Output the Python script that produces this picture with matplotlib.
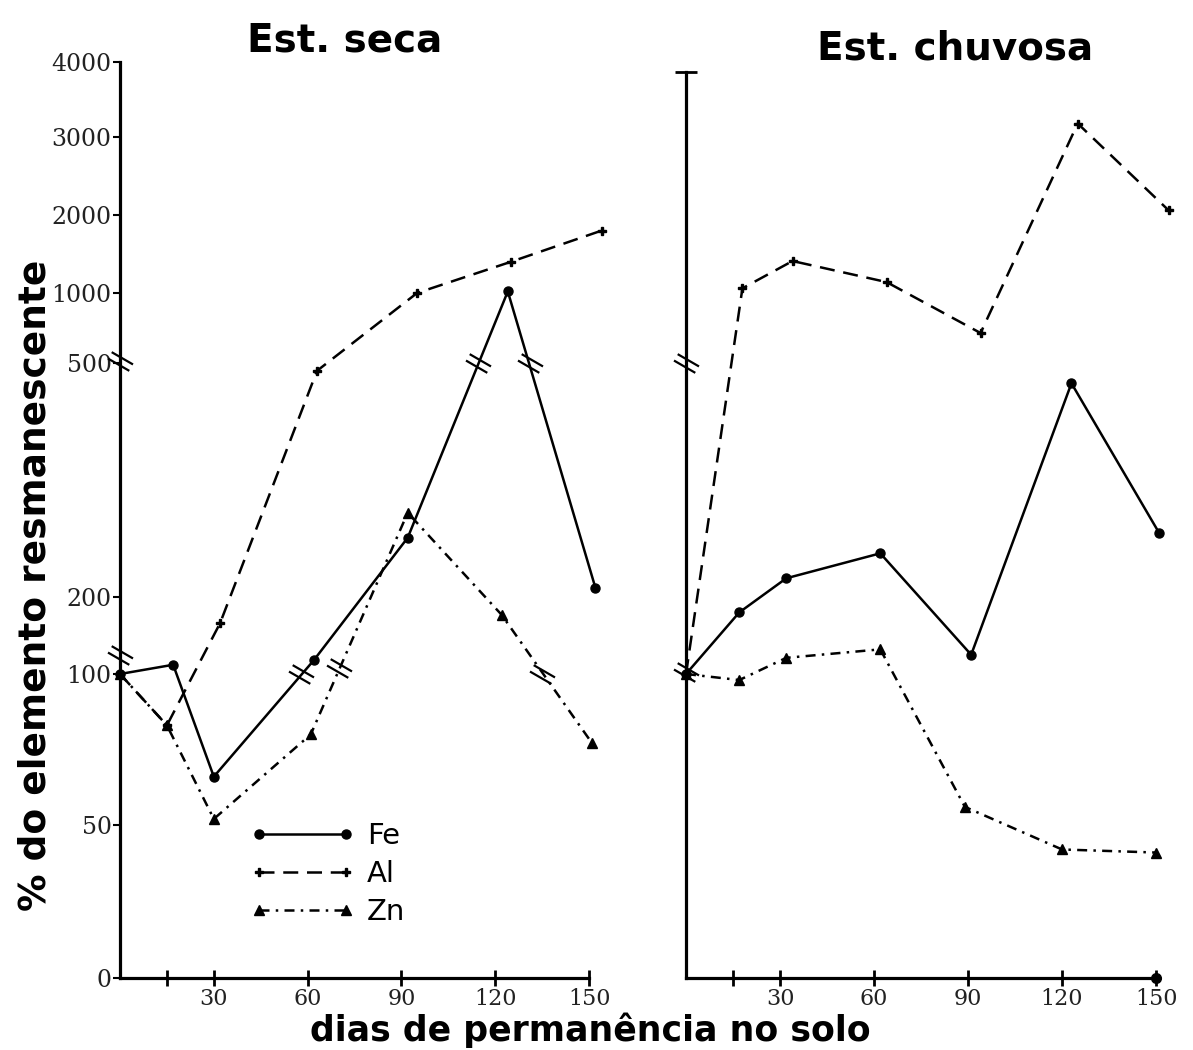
"""
Remanescência de Fe, Al e Zn no solo - estação seca e chuvosa
"""

import numpy as np
import matplotlib
matplotlib.use('Agg')
import matplotlib.pyplot as plt
from matplotlib.path import Path


# Estação seca (dias, % do elemento remanescente)
DIAS_SECA_FE = [0, 17, 30, 62, 92, 124, 152]
FE_SECA = [100, 112, 66, 118, 276, 1020, 212]
DIAS_SECA_AL = [0, 15, 32, 63, 95, 125, 154]
AL_SECA = [100, 83, 166, 490, 1000, 1400, 1800]
DIAS_SECA_ZN = [0, 15, 30, 61, 92, 122, 151]
ZN_SECA = [100, 83, 52, 80, 308, 177, 77]

# Estação chuvosa
DIAS_CHUVA_FE = [0, 17, 32, 62, 91, 123, 151]
FE_CHUVA = [100, 180, 224, 256, 125, 474, 282]
DIAS_CHUVA_AL = [0, 18, 34, 64, 94, 125, 154]
AL_CHUVA = [100, 1060, 1410, 1140, 714, 3180, 2060]
DIAS_CHUVA_ZN = [0, 17, 32, 62, 89, 120, 150]
ZN_CHUVA = [100, 98, 121, 132, 56, 42, 41]

# Marcas de quebra de escala (dia, valor)
QUEBRAS_SECA = [(0, 125), (0, 515), (58, 100), (70, 108), (114.5, 500), (131, 500), (135, 100)]
QUEBRAS_CHUVA = [(0, 500), (0, 102)]

# Eixo y quebrado (valor -> posição relativa no desenho original)
ESCALA_VALORES = [0, 50, 100, 200, 500, 1000, 2000, 3000, 4000]
ESCALA_POSICAO = [0, 153, 304, 381, 615, 685, 763, 841, 916]

DIAS_TICKS = [15, 30, 60, 90, 120, 150]
DIAS_ROTULOS = ['', '30', '60', '90', '120', '150']


def escala_direta(v):
    return np.interp(v, ESCALA_VALORES, ESCALA_POSICAO)


def escala_inversa(p):
    return np.interp(p, ESCALA_POSICAO, ESCALA_VALORES)


def marca_quebra(angulo=-30):
    """Dois traços paralelos ("//") como marcador"""
    a = np.deg2rad(angulo)
    rot = np.array([[np.cos(a), -np.sin(a)], [np.sin(a), np.cos(a)]])
    verts, codes = [], []
    for off in (-0.3, 0.3):
        for p, c in (((-1, off), Path.MOVETO), ((1, off), Path.LINETO)):
            verts.append(tuple(rot @ np.array(p)))
            codes.append(c)
    return Path(verts, codes)


def desenhar_painel(ax, dias_fe, fe, dias_al, al, dias_zn, zn, quebras):
    """Desenha as três séries de um painel"""
    ax.set_yscale('function', functions=(escala_direta, escala_inversa))
    ax.set_ylim(0, 4000)
    ax.set_xlim(0, 157)

    ax.plot(dias_fe, fe, color='black', lw=1.8, marker='o', ms=6.5,
            label='Fe', clip_on=False)
    ax.plot(dias_al, al, color='black', lw=1.8, dashes=(6, 3.5),
            marker='P', ms=6, label='Al', clip_on=False)
    ax.plot(dias_zn, zn, color='black', lw=1.8, dashes=(4, 2.5, 1, 2.5),
            marker='^', ms=7.5, label='Zn', clip_on=False)

    qx, qy = zip(*quebras)
    ax.plot(qx, qy, linestyle='none', marker=marca_quebra(-30), ms=18,
            mew=1.6, color='black', clip_on=False)

    for lado in ('top', 'right'):
        ax.spines[lado].set_visible(False)
    ax.spines['left'].set_linewidth(2.3)
    ax.spines['bottom'].set_linewidth(2.3)
    ax.spines['bottom'].set_bounds(0, 150)
    ax.set_facecolor('none')

    ax.set_xticks(DIAS_TICKS)
    ax.set_xticklabels(DIAS_ROTULOS, family='DejaVu Serif', fontsize=16,
                       color='#222222')
    ax.tick_params(axis='x', direction='inout', length=12, width=2, pad=1)
    ax.minorticks_off()


def main():
    fig = plt.figure(figsize=(11.93, 10.5), dpi=100)

    ax1 = fig.add_axes([120 / 1193, 72 / 1050, 491 / 1193, 916 / 1050])
    ax2 = fig.add_axes([686 / 1193, 72 / 1050, 492 / 1193, 916 / 1050])

    desenhar_painel(ax1, DIAS_SECA_FE, FE_SECA, DIAS_SECA_AL, AL_SECA,
                    DIAS_SECA_ZN, ZN_SECA, QUEBRAS_SECA)
    desenhar_painel(ax2, DIAS_CHUVA_FE, FE_CHUVA, DIAS_CHUVA_AL, AL_CHUVA,
                    DIAS_CHUVA_ZN, ZN_CHUVA, QUEBRAS_CHUVA)

    # eixo y da esquerda com rótulos
    ax1.set_yticks(ESCALA_VALORES)
    ax1.set_yticklabels([str(v) for v in ESCALA_VALORES], family='DejaVu Serif',
                        fontsize=17, color='#222222')
    ax1.tick_params(axis='y', direction='out', length=5, width=1.5, pad=1)
    ax1.minorticks_off()

    # eixo y da direita sem rótulos, só com o traço no topo
    ax2.spines['left'].set_bounds(0, 3870)
    ax2.set_yticks([3870])
    ax2.set_yticklabels([''])
    ax2.tick_params(axis='y', direction='inout', length=16, width=2)
    ax2.minorticks_off()
    ax2.plot([150], [0], 'o', color='black', ms=7, clip_on=False)

    ax1.legend(loc='upper left', bbox_to_anchor=(250 / 1193, 1 - 822 / 1050),
               bbox_transform=fig.transFigure, numpoints=2, handlelength=3.6,
               handletextpad=0.4, labelspacing=0.35, borderpad=0,
               borderaxespad=0, frameon=False, fontsize=21)

    fig.text(345 / 1193, 1 - 40 / 1050, 'Est. seca', ha='center', va='center',
             fontsize=28, fontweight='bold')
    fig.text(955 / 1193, 1 - 48 / 1050, 'Est. chuvosa', ha='center', va='center',
             fontsize=28, fontweight='bold')
    fig.text(36 / 1193, 1 - 585 / 1050, '% do elemento resmanescente',
             rotation=90, ha='center', va='center', fontsize=27,
             fontweight='bold')
    fig.text(590 / 1193, 2 / 1050, 'dias de permanência no solo',
             ha='center', va='bottom', fontsize=25, fontweight='bold')

    fig.savefig('out.png', dpi=100, facecolor='white')


if __name__ == "__main__":
    main()
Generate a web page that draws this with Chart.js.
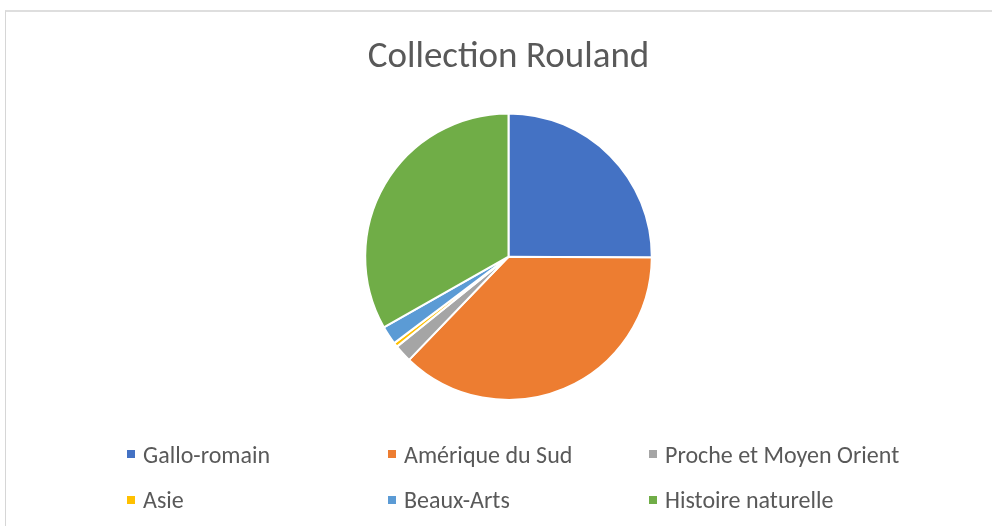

Given problem
Transcribe the records above exactly, leaving out every picture.

Finished exercise
Output the Python script that produces this picture with matplotlib.
"""
Remanescência de Fe, Al e Zn no solo - estação seca e chuvosa
"""

import numpy as np
import matplotlib
matplotlib.use('Agg')
import matplotlib.pyplot as plt
from matplotlib.path import Path


# Estação seca (dias, % do elemento remanescente)
DIAS_SECA_FE = [0, 17, 30, 62, 92, 124, 152]
FE_SECA = [100, 112, 66, 118, 276, 1020, 212]
DIAS_SECA_AL = [0, 15, 32, 63, 95, 125, 154]
AL_SECA = [100, 83, 166, 490, 1000, 1400, 1800]
DIAS_SECA_ZN = [0, 15, 30, 61, 92, 122, 151]
ZN_SECA = [100, 83, 52, 80, 308, 177, 77]

# Estação chuvosa
DIAS_CHUVA_FE = [0, 17, 32, 62, 91, 123, 151]
FE_CHUVA = [100, 180, 224, 256, 125, 474, 282]
DIAS_CHUVA_AL = [0, 18, 34, 64, 94, 125, 154]
AL_CHUVA = [100, 1060, 1410, 1140, 714, 3180, 2060]
DIAS_CHUVA_ZN = [0, 17, 32, 62, 89, 120, 150]
ZN_CHUVA = [100, 98, 121, 132, 56, 42, 41]

# Marcas de quebra de escala (dia, valor)
QUEBRAS_SECA = [(0, 125), (0, 515), (58, 100), (70, 108), (114.5, 500), (131, 500), (135, 100)]
QUEBRAS_CHUVA = [(0, 500), (0, 102)]

# Eixo y quebrado (valor -> posição relativa no desenho original)
ESCALA_VALORES = [0, 50, 100, 200, 500, 1000, 2000, 3000, 4000]
ESCALA_POSICAO = [0, 153, 304, 381, 615, 685, 763, 841, 916]

DIAS_TICKS = [15, 30, 60, 90, 120, 150]
DIAS_ROTULOS = ['', '30', '60', '90', '120', '150']


def escala_direta(v):
    return np.interp(v, ESCALA_VALORES, ESCALA_POSICAO)


def escala_inversa(p):
    return np.interp(p, ESCALA_POSICAO, ESCALA_VALORES)


def marca_quebra(angulo=-30):
    """Dois traços paralelos ("//") como marcador"""
    a = np.deg2rad(angulo)
    rot = np.array([[np.cos(a), -np.sin(a)], [np.sin(a), np.cos(a)]])
    verts, codes = [], []
    for off in (-0.3, 0.3):
        for p, c in (((-1, off), Path.MOVETO), ((1, off), Path.LINETO)):
            verts.append(tuple(rot @ np.array(p)))
            codes.append(c)
    return Path(verts, codes)


def desenhar_painel(ax, dias_fe, fe, dias_al, al, dias_zn, zn, quebras):
    """Desenha as três séries de um painel"""
    ax.set_yscale('function', functions=(escala_direta, escala_inversa))
    ax.set_ylim(0, 4000)
    ax.set_xlim(0, 157)

    ax.plot(dias_fe, fe, color='black', lw=1.8, marker='o', ms=6.5,
            label='Fe', clip_on=False)
    ax.plot(dias_al, al, color='black', lw=1.8, dashes=(6, 3.5),
            marker='P', ms=6, label='Al', clip_on=False)
    ax.plot(dias_zn, zn, color='black', lw=1.8, dashes=(4, 2.5, 1, 2.5),
            marker='^', ms=7.5, label='Zn', clip_on=False)

    qx, qy = zip(*quebras)
    ax.plot(qx, qy, linestyle='none', marker=marca_quebra(-30), ms=18,
            mew=1.6, color='black', clip_on=False)

    for lado in ('top', 'right'):
        ax.spines[lado].set_visible(False)
    ax.spines['left'].set_linewidth(2.3)
    ax.spines['bottom'].set_linewidth(2.3)
    ax.spines['bottom'].set_bounds(0, 150)
    ax.set_facecolor('none')

    ax.set_xticks(DIAS_TICKS)
    ax.set_xticklabels(DIAS_ROTULOS, family='DejaVu Serif', fontsize=16,
                       color='#222222')
    ax.tick_params(axis='x', direction='inout', length=12, width=2, pad=1)
    ax.minorticks_off()


def main():
    fig = plt.figure(figsize=(11.93, 10.5), dpi=100)

    ax1 = fig.add_axes([120 / 1193, 72 / 1050, 491 / 1193, 916 / 1050])
    ax2 = fig.add_axes([686 / 1193, 72 / 1050, 492 / 1193, 916 / 1050])

    desenhar_painel(ax1, DIAS_SECA_FE, FE_SECA, DIAS_SECA_AL, AL_SECA,
                    DIAS_SECA_ZN, ZN_SECA, QUEBRAS_SECA)
    desenhar_painel(ax2, DIAS_CHUVA_FE, FE_CHUVA, DIAS_CHUVA_AL, AL_CHUVA,
                    DIAS_CHUVA_ZN, ZN_CHUVA, QUEBRAS_CHUVA)

    # eixo y da esquerda com rótulos
    ax1.set_yticks(ESCALA_VALORES)
    ax1.set_yticklabels([str(v) for v in ESCALA_VALORES], family='DejaVu Serif',
                        fontsize=17, color='#222222')
    ax1.tick_params(axis='y', direction='out', length=5, width=1.5, pad=1)
    ax1.minorticks_off()

    # eixo y da direita sem rótulos, só com o traço no topo
    ax2.spines['left'].set_bounds(0, 3870)
    ax2.set_yticks([3870])
    ax2.set_yticklabels([''])
    ax2.tick_params(axis='y', direction='inout', length=16, width=2)
    ax2.minorticks_off()
    ax2.plot([150], [0], 'o', color='black', ms=7, clip_on=False)

    ax1.legend(loc='upper left', bbox_to_anchor=(250 / 1193, 1 - 822 / 1050),
               bbox_transform=fig.transFigure, numpoints=2, handlelength=3.6,
               handletextpad=0.4, labelspacing=0.35, borderpad=0,
               borderaxespad=0, frameon=False, fontsize=21)

    fig.text(345 / 1193, 1 - 40 / 1050, 'Est. seca', ha='center', va='center',
             fontsize=28, fontweight='bold')
    fig.text(955 / 1193, 1 - 48 / 1050, 'Est. chuvosa', ha='center', va='center',
             fontsize=28, fontweight='bold')
    fig.text(36 / 1193, 1 - 585 / 1050, '% do elemento resmanescente',
             rotation=90, ha='center', va='center', fontsize=27,
             fontweight='bold')
    fig.text(590 / 1193, 2 / 1050, 'dias de permanência no solo',
             ha='center', va='bottom', fontsize=25, fontweight='bold')

    fig.savefig('out.png', dpi=100, facecolor='white')


if __name__ == "__main__":
    main()
Generate a web page that draws this with Chart.js.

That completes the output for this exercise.